It was late September when reports first suggested that Atlassian was planning a U.S. IPO, and on Monday, the Australian software maker followed through by filing its papers with the Securities and Exchange Commission.
Neither the number of shares to be offered nor the price range have yet been determined, but the company seeks to raise as much as $250 million with the offering. It was reportedly valued above $3 billion in its last private investment round.
Atlassian plans to list its common stock on the NASDAQ Global Market under the ticker symbol “TEAM.” Goldman, Sachs & Co. and Morgan Stanley will lead the offering.
It’s not uncommon for tech upstarts to be unprofitable even as they file for IPOs, but Atlassian is a marked exception. The 13-year-old maker of team-collaboration software has been profitable for each of the past 10 fiscal years, it says.
For the fiscal years ended June 30, 2013, 2014 and 2015, respectively, Atlassian’s net income was $10.8 million, $19.0 million and $6.8 million, according to the F-1 prospectus. Its revenue has shown a compound annual growth rate of 46.7 percent from fiscal 2013 to fiscal 2015, when it reached $319.5 million.
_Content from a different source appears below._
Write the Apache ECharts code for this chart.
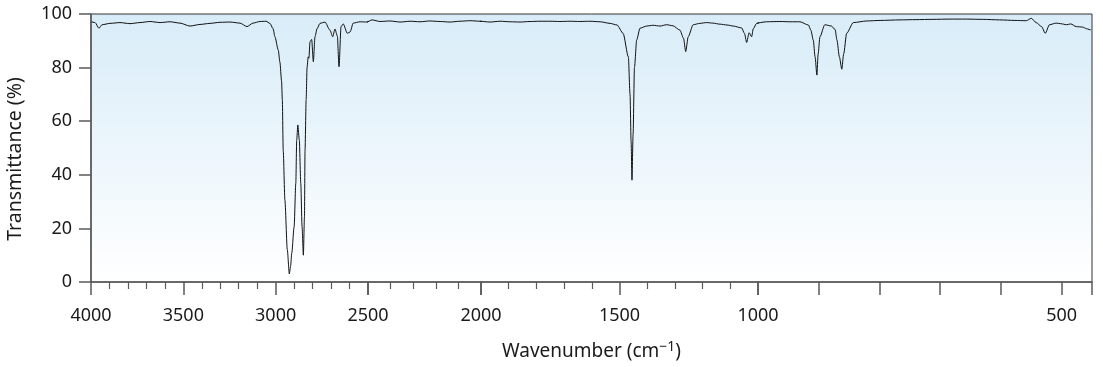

Though it’s renowned for maintaining no sales force and relying largely on word-of-mouth recommendations, Atlassian claims more than 51,000 paying customers in more than 160 countries, including 79 of the Fortune 100 and 273 of the Fortune 500.
Its products include JIRA for team planning and project management, Confluence for team content creation and sharing, HipChat for team messaging and communications, Bitbucket for team code sharing and management and JIRA Service Desk for team services and support applications.
“Atlassian is a company that deserves a lot more visibility than they have,” said Al Hilwa, a program director with IDC. “They are a shaker and mover in software engineering, and their technology is extremely widely used.”
The company has achieved “amazing growth” largely on the strength of organic funding, Hilwa added. “To see Atlassian get the visibility of a public company is a plus for the customers and communities that use their software.”